Dalam hal pembayaran bunga utang dibutuhkan perhitungan yang lebih teknis. Pihak Pemerintah memiliki informasi yang mencukupi dan memang selalu melakukan perhitungan dan estimasi. Antara lain dari suku bunga atau kupon SBN dan tingkat bunga pinjaman. Sebagai contoh, mencermati perkembangan yield SBN benchmark, terutama di pasar perdana atau ketika diterbitkan.
Pemerintah menyampaikan kepada publik rencana dan realisasi pembayaran bunga utang selama setahun dalam APBN. Realisasi pada tahun 2020 sebesar Rp314 triliun. Dan direncanakan sebesar Rp373 triliun pada tahun 2021.
Pembayaran bunga utang pada tahun 2020 itu sebesar 5,78% dari posisi utang rata-rata. Bukan dari posisi utang akhir tahun. Bisa dikatakan besaran ini merupakan tingkat bunga secara umum atas total utang pemerintah. Rata-ratanya selama periode 2015-2020 sebesar 5,75%.
Profil utang pemerintah sering digambarkan pula dalam berbagai indikator yang merupakan rasio antar besaran. Yang paling populer adalah rasio posisi utang atas Produk Domestik Bruto (PDB).

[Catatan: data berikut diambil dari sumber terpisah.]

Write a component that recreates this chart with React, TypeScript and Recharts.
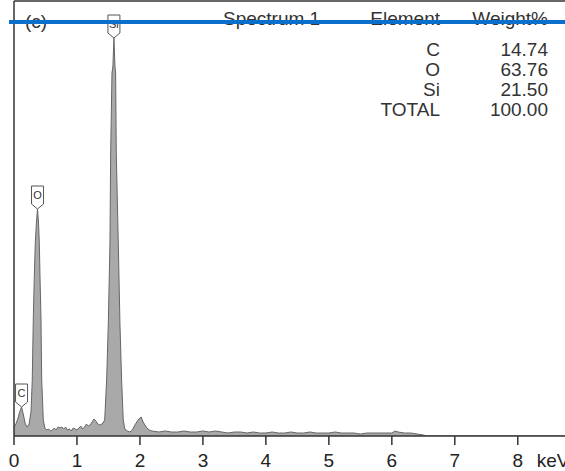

Sebagai contoh, posisi utang akhir tahun 2020 sebesar Rp6.080 triliun dan PDB sebesar Rp15.434 triliun, maka rasionya 39,39%.
Data PDB pada tahun 2021 yang sedang berjalan belum bisa dipastikan. Baru diketahui data PDB untuk triwulan I. Di sisi lain, posisi utang pemerintah 31 Mei 2021 tadi telah diketahui. Untuk keperluan analisis dan laporan kepada publik, Pemerintah melakukan estimasi “menyetahunkan” data yang tersedia. Pemerintah mengatakan rasionya sebesar 40,49%. Dengan kata lain, saat ini berasumsi PDB nominal tahun 2021 sebesar Rp15.851 triliun.
Indikator utang lainnya berupa posisi utang akhir tahun dengan pendapatan negara selama setahun. Pada 2020, pendapatan negara mencapai Rp1.648 triliun, maka rasionya sebesar 369%. Tak tersedia rasio per akhir Mei 2021, karena hal demikian memang tidak lazim. Namun dapat diprakirakan rasio pada akhir tahun 2021 berdasar postur APBN.
Rencana penambahan utang karena pengelolaan APBN 2021, tercermin dari nilai pembiayaan utang, sebesar Rp1.177 triliun. Artinya, posisi utang akhir tahun 2021 akan sebesar Rp7.257 triliun. Jika target pendapatan negara sebesar Rp1.744 triliun tercapai, maka rasionya menjadi 416%.
Perlu diketahui, prakiraan itu berasumsi kurs rupiah di kisaran yang sama dengan akhir tahun 2020. Jika melemah, akan lebih besar dari itu.
Indikator yang sebenarnya lebih penting adalah terkait dengan kemampuan membayar beban, yang dikenal sebagi debt service ratio (DSR). Beban pembayaran utang yang terdiri dari pelunasan pokok utang dan pembayaran bunga utang, dibandingkan dengan pendapatan negara.